Sept. 25 (Bloomberg) -- The U.K. risks losing business after Financial Services Authority Chairman Adair Turner criticized some banking activities as socially useless, British Bankers’ Association Chief Executive Officer Angela Knight said.

“If we continue to demonize our own banking industry, there is no shortage of other jurisdictions which will leap at the chance of taking the business,” Knight, who heads the U.K. banking industry’s main lobby group, said in remarks prepared for a speech in London yesterday. “Those who have the opportunity for public platforms also have a duty to use that opportunity advisedly.”

Knight spoke after Turner said this week that British banks should place “social usefulness” above profitability and walk away from activities that aren’t of social benefit. Last month, he also mooted a so-called global Tobin tax on banks that would be used to distribute profits to the world’s poor. Britain may be “held back” by such comments as the Group of 20 leaders meet in Pittsburgh to discuss financial regulation, said Knight.
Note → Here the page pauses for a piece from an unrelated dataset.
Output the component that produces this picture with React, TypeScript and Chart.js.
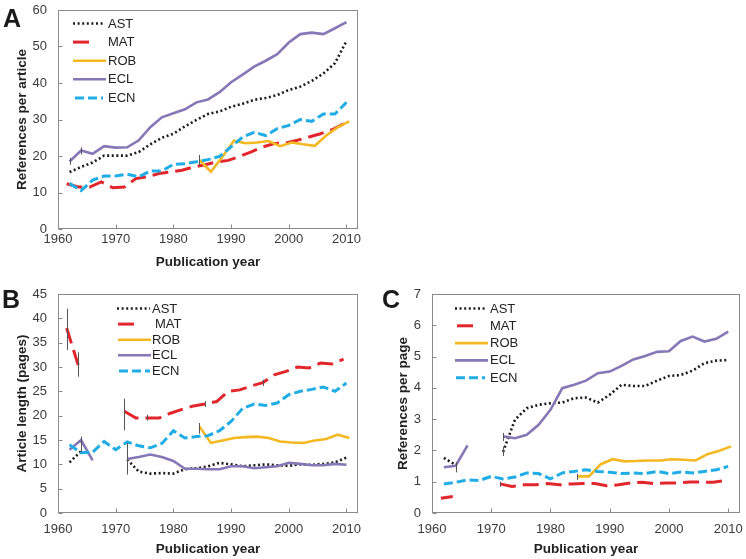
import React, { useEffect, useRef } from "react";
import { Chart, registerables } from "chart.js";
Chart.register(...registerables);

// ---------------- DATA ----------------
const YEARS = [1962, 1964, 1966, 1968, 1970, 1972, 1974, 1976, 1978, 1980, 1982, 1984, 1986, 1988, 1990, 1992, 1994, 1996, 1998, 2000, 2002, 2004, 2006, 2008, 2010];
const MAT_YEARS = [1961.5, 1963.5, 1965.5, 1967.5, 1969.5, 1971.5, 1973.5, 1975.5, 1977.5, 1979.5, 1981.5, 1983.5, 1985.5, 1987.5, 1989.5, 1991.5, 1993.5, 1995.5, 1997.5, 1999.5, 2001.5, 2003.5, 2005.5, 2007.5, 2009.5];
const ROB_YEARS = [1984.5, 1986.5, 1988.5, 1990.5, 1992.5, 1994.5, 1996.5, 1998.5, 2000.5, 2002.5, 2004.5, 2006.5, 2008.5, 2010.5];
const SERIES_NAMES = ["AST", "MAT", "ROB", "ECL", "ECN"];
const X_TITLE = "Publication year";

// Panel A: references per article
const A_AST = [15.6, 17, 18.2, 20.1, 20.1, 20.1, 21.1, 23.2, 25, 26.1, 28.1, 29.9, 31.5, 32.2, 33.5, 34.3, 35.4, 35.9, 36.7, 38.1, 39, 40.6, 42.6, 45.4, 51.5];
const A_MAT = [12.4, 11.5, 11.5, 12.9, 11.3, 11.5, 13.8, 14.3, 15.2, 15.6, 16.1, 17, 17.6, 18.4, 18.8, 19.9, 21.1, 22.5, 23.4, 23.6, 24.3, 25.2, 26.1, 27.2, 28.8];
const A_ROB = [18.9, 15.7, 19.8, 24.2, 23.5, 23.7, 24.1, 22.7, 23.7, 23.2, 22.8, 25.6, 27.9, 29.5];
const A_ECL = [18.5, 21.5, 20.6, 22.7, 22.3, 22.4, 24.3, 27.9, 30.6, 31.7, 32.8, 34.7, 35.5, 37.5, 40.2, 42.3, 44.5, 46.1, 47.9, 51.1, 53.4, 53.8, 53.4, 55, 56.7];
const A_ECN = [12.5, 10.5, 13.4, 14.5, 14.5, 15, 14.3, 15.9, 15.9, 17.7, 17.9, 18.4, 19, 19.9, 22.5, 25.2, 26.5, 25.6, 27.5, 28.4, 30, 29.5, 31.5, 31.5, 34.7];
const A_ERR_X = [1984.5, 1962, 1964];
const A_ERR_LO = [17.3, 17.6, 20.4];
const A_ERR_HI = [20.3, 19.4, 22.4];

// Panel B: article length (pages)
const B_AST = [10.4, 12.7, null, null, null, 11, 8.5, 8.1, 8.2, 8.1, 9, 9.2, 9.6, 10.3, 10, 9.6, 9.8, 10, 9.8, 9.7, 10, 9.9, 10.1, 10.4, 11.4];
const B_MAT = [38, 30.4, null, null, null, 20.9, 19.5, 19.5, 19.5, 20.5, 21.3, 22, 22.4, 22.9, 25, 25.3, 26.1, 26.8, 28.4, 29.1, 30, 29.8, 30.8, 30.6, 31.6];
const B_ROB = [17.8, 14.4, 14.9, 15.4, 15.6, 15.7, 15.4, 14.7, 14.5, 14.4, 14.9, 15.2, 16.1, 15.4];
const B_ECL = [13, 15, 10.8, null, null, 11.1, 11.5, 12, 11.5, 10.7, 9.1, 9.1, 9, 9, 9.6, 9.6, 9.2, 9.4, 9.6, 10.3, 10.1, 9.8, 9.8, 10.1, 9.9];
const B_ECN = [14, 12.4, 12.5, 14.7, 13, 14.6, 13.8, 13.4, 14.3, 16.9, 15.4, 15.7, 15.9, 16.9, 18.8, 21.5, 22.4, 22.1, 22.6, 24.3, 25, 25.4, 25.9, 25, 26.7];
const B_ERR_X = [1961.5, 1963.5, 1971.5, 1972, 1984.5, 1964, 1985.5, 1995.5, 1975.5];
const B_ERR_LO = [33.5, 28, 17, 7.9, 16.3, 12.6, 21.8, 26.1, 19];
const B_ERR_HI = [42, 33, 23.5, 14.4, 18.5, 15.7, 23, 27.4, 20.2];

// Panel C: references per page
const C_AST = [1.76, 1.54, null, null, null, 1.95, 2.98, 3.35, 3.46, 3.51, 3.53, 3.67, 3.69, 3.53, 3.78, 4.1, 4.06, 4.06, 4.23, 4.38, 4.41, 4.55, 4.79, 4.87, 4.89];
const C_MAT = [0.47, 0.53, null, null, null, 0.93, 0.85, 0.9, 0.9, 0.94, 0.9, 0.93, 0.94, 0.94, 0.87, 0.9, 0.96, 0.98, 0.94, 0.96, 0.96, 0.99, 0.99, 0.98, 1.04];
const C_ROB = [1.17, 1.17, 1.56, 1.72, 1.65, 1.66, 1.68, 1.68, 1.72, 1.7, 1.68, 1.88, 1.99, 2.13];
const C_ECL = [1.46, 1.51, 2.16, null, null, 2.45, 2.39, 2.5, 2.82, 3.3, 3.99, 4.1, 4.23, 4.47, 4.52, 4.7, 4.91, 5.02, 5.15, 5.17, 5.5, 5.64, 5.48, 5.57, 5.8];
const C_ECN = [0.93, 0.98, 1.06, 1.04, 1.17, 1.09, 1.15, 1.28, 1.26, 1.09, 1.28, 1.33, 1.38, 1.33, 1.3, 1.26, 1.28, 1.26, 1.33, 1.26, 1.31, 1.28, 1.33, 1.38, 1.49];
const C_ERR_X = [1964, 1972, 1972, 1971.5, 1984.5];
const C_ERR_LO = [1.3, 1.82, 2.3, 0.84, 1.06];
const C_ERR_HI = [1.62, 2.12, 2.56, 1.0, 1.25];

// ---------------- STYLE ----------------
const COLORS = ["#1c1c1c", "#e1262c", "#f4b822", "#8677b6", "#20ade6"];
const DASHES = [[2, 2.6], [16, 7], [], [], [9, 4]];
const WIDTHS = [2.6, 3, 2.6, 2.6, 3];
const FONT = '"Liberation Sans", Arial, Helvetica, sans-serif';

Chart.defaults.font.family = FONT;

type Panel = {
  letter: string;
  yTitle: string;
  yMax: number;
  yStep: number;
  series: (number | null)[][];
  errX: number[];
  errLo: number[];
  errHi: number[];
  left: number;
  top: number;
  width: number;
  height: number;
  pad: { left: number; right: number; top: number };
  yW: number;
  xH: number;
  xTickPad: number;
  xTitlePad: number;
  legend: { dy: number; gap: number; textDx: number; starts: number[]; ends: number[] };
  letterPos: { left: number; top: number };
};

const PANELS: Panel[] = [
  {
    letter: "A", yTitle: "References per article", yMax: 60, yStep: 10,
    series: [A_AST, A_MAT, A_ROB, A_ECL, A_ECN],
    errX: A_ERR_X, errLo: A_ERR_LO, errHi: A_ERR_HI,
    left: 0, top: 0, width: 373, height: 270,
    pad: { left: 14, right: 15, top: 10 }, yW: 44, xH: 41, xTickPad: 3, xTitlePad: 0,
    legend: { dy: 13.5, gap: 18.6, textDx: 50, starts: [15, 15, 15, 15, 17], ends: [45, 36, 48, 48, 45] },
    letterPos: { left: 3, top: 6 },
  },
  {
    letter: "B", yTitle: "Article length (pages)", yMax: 45, yStep: 5,
    series: [B_AST, B_MAT, B_ROB, B_ECL, B_ECN],
    errX: B_ERR_X, errLo: B_ERR_LO, errHi: B_ERR_HI,
    left: 0, top: 270, width: 373, height: 289,
    pad: { left: 14, right: 15, top: 24 }, yW: 44, xH: 46, xTickPad: 9, xTitlePad: 2,
    legend: { dy: 14.5, gap: 15.6, textDx: 94, starts: [59, 60, 60, 60, 61], ends: [92, 82, 93, 93, 92] },
    letterPos: { left: 2, top: 287 },
  },
  {
    letter: "C", yTitle: "References per page", yMax: 7, yStep: 1,
    series: [C_AST, C_MAT, C_ROB, C_ECL, C_ECN],
    errX: C_ERR_X, errLo: C_ERR_LO, errHi: C_ERR_HI,
    left: 373, top: 270, width: 373, height: 289,
    pad: { left: 22, right: 6, top: 24 }, yW: 37, xH: 46, xTickPad: 9, xTitlePad: 2,
    legend: { dy: 14.5, gap: 17.3, textDx: 58, starts: [23, 25, 23, 23, 24], ends: [53, 45, 56, 56, 53] },
    letterPos: { left: 382, top: 287 },
  },
];

function xsFor(i: number) {
  if (i === 1) return MAT_YEARS;
  if (i === 2) return ROB_YEARS;
  return YEARS;
}

function makePlugins(p: Panel) {
  const frame = {
    id: "frame" + p.letter,
    afterDraw(chart: any) {
      const { ctx, chartArea: a, scales } = chart;
      ctx.save();
      ctx.strokeStyle = "#8a8a8a";
      ctx.lineWidth = 1;
      const L = Math.round(a.left) + 0.5, R = Math.round(a.right) - 0.5;
      const T = Math.round(a.top) + 0.5, B = Math.round(a.bottom) - 0.5;
      ctx.strokeRect(L, T, R - L, B - T);
      ctx.beginPath();
      scales.x.ticks.forEach((t: any) => {
        const px = Math.round(scales.x.getPixelForValue(t.value)) + 0.5;
        ctx.moveTo(px, B);
        ctx.lineTo(px, B - 4);
      });
      scales.y.ticks.forEach((t: any) => {
        const py = Math.round(scales.y.getPixelForValue(t.value)) + 0.5;
        ctx.moveTo(L, py);
        ctx.lineTo(L + 4, py);
      });
      ctx.stroke();
      ctx.restore();
    },
  };
  const errs = {
    id: "errs" + p.letter,
    afterDatasetsDraw(chart: any) {
      const { ctx, scales } = chart;
      ctx.save();
      ctx.strokeStyle = "#555";
      ctx.lineWidth = 1;
      ctx.beginPath();
      p.errX.forEach((x, i) => {
        const px = Math.round(scales.x.getPixelForValue(x)) + 0.5;
        ctx.moveTo(px, scales.y.getPixelForValue(p.errLo[i]));
        ctx.lineTo(px, scales.y.getPixelForValue(p.errHi[i]));
      });
      ctx.stroke();
      ctx.restore();
    },
  };
  const legend = {
    id: "leg" + p.letter,
    afterDraw(chart: any) {
      const { ctx, chartArea: a } = chart;
      const lg = p.legend;
      ctx.save();
      SERIES_NAMES.forEach((name, i) => {
        const y = a.top + lg.dy + i * lg.gap;
        ctx.beginPath();
        ctx.strokeStyle = COLORS[i];
        ctx.lineWidth = WIDTHS[i];
        ctx.setLineDash(DASHES[i]);
        ctx.moveTo(a.left + lg.starts[i], y);
        ctx.lineTo(a.left + lg.ends[i], y);
        ctx.stroke();
        ctx.setLineDash([]);
        ctx.fillStyle = "#222";
        ctx.font = "13px " + FONT;
        ctx.textBaseline = "middle";
        ctx.textAlign = "left";
        ctx.fillText(name, a.left + lg.textDx + (i === 1 && p.letter === "B" ? 3 : 0), y + 0.5);
      });
      ctx.restore();
    },
  };
  return [frame, errs, legend];
}

function PanelChart({ p }: { p: Panel }) {
  const ref = useRef<HTMLCanvasElement>(null);
  useEffect(() => {
    if (!ref.current) return;
    const datasets = p.series.map((vals, i) => ({
      label: SERIES_NAMES[i],
      data: vals.map((v, j) => ({ x: xsFor(i)[j], y: v })),
      borderColor: COLORS[i],
      backgroundColor: COLORS[i],
      borderWidth: WIDTHS[i],
      borderDash: DASHES[i],
      borderCapStyle: "butt" as const,
      pointRadius: 0,
      tension: 0,
      spanGaps: false,
      order: 5 - i,
    }));
    const chart = new Chart(ref.current, {
      type: "line",
      data: { datasets },
      options: {
        animation: false,
        responsive: false,
        maintainAspectRatio: false,
        layout: { padding: { left: p.pad.left, right: p.pad.right, top: p.pad.top, bottom: 0 } },
        plugins: { legend: { display: false }, tooltip: { enabled: false } },
        scales: {
          x: {
            type: "linear",
            min: 1960,
            max: 2012,
            afterFit: (s: any) => {
              s.height = p.xH;
              s.paddingLeft = 0;
              s.paddingRight = 0;
            },
            grid: { display: false, drawTicks: false },
            border: { display: false },
            ticks: {
              stepSize: 10,
              includeBounds: false,
              padding: p.xTickPad,
              color: "#3a3a3a",
              font: { size: 13 },
              maxRotation: 0,
              autoSkip: false,
              callback: (v: any) => String(v),
            },
            title: {
              display: true,
              text: X_TITLE,
              color: "#222",
              font: { size: 13.5, weight: "bold" },
              padding: { top: 0, bottom: p.xTitlePad },
            },
          },
          y: {
            type: "linear",
            min: 0,
            max: p.yMax,
            afterFit: (s: any) => {
              s.width = p.yW;
              s.paddingTop = 0;
              s.paddingBottom = 0;
            },
            grid: { display: false, drawTicks: false },
            border: { display: false },
            ticks: {
              stepSize: p.yStep,
              padding: 11,
              color: "#3a3a3a",
              font: { size: 13 },
              callback: (v: any) => String(v),
            },
            title: {
              display: true,
              text: p.yTitle,
              color: "#222",
              font: { size: 13.5, weight: "bold" },
              padding: { top: 0, bottom: 0 },
            },
          },
        },
      } as any,
      plugins: makePlugins(p) as any,
    });
    return () => chart.destroy();
  }, [p]);
  return (
    <canvas
      ref={ref}
      width={p.width}
      height={p.height}
      style={{ position: "absolute", left: p.left, top: p.top, width: p.width, height: p.height }}
    />
  );
}

export default function App() {
  return (
    <div style={{ position: "fixed", left: 0, top: 0, width: 746, height: 559, background: "#fff", overflow: "hidden" }}>
      {PANELS.map((p) => (
        <PanelChart key={p.letter} p={p} />
      ))}
      {PANELS.map((p) => (
        <div
          key={"L" + p.letter}
          style={{
            position: "absolute",
            left: p.letterPos.left,
            top: p.letterPos.top,
            fontFamily: FONT,
            fontWeight: "bold",
            fontSize: 25,
            lineHeight: "25px",
            color: "#1a1a1a",
          }}
        >
          {p.letter}
        </div>
      ))}
    </div>
  );
}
“The manner of our criticism is not helping our negotiating position,” Knight said. “If the price of gaining headlines and column inches in the short term is the cost of jobs, and our country’s economic prospects in the long term, then their price is simply too high,” she said.

World leaders from the Group of 20 countries are meeting in Pittsburgh to develop a plan to force banks to curb leverage, hold more equity capital and keep a greater pool of assets that can be easily traded. They may also consider a plan to restrain bankers’ pay.

The largest corporate taxpayer is the financial services industry, 60 percent of whose contribution is from banks, said Knight. The BBA helps 223 members from 60 countries lobby on U.K. banking issues, according to its Web site.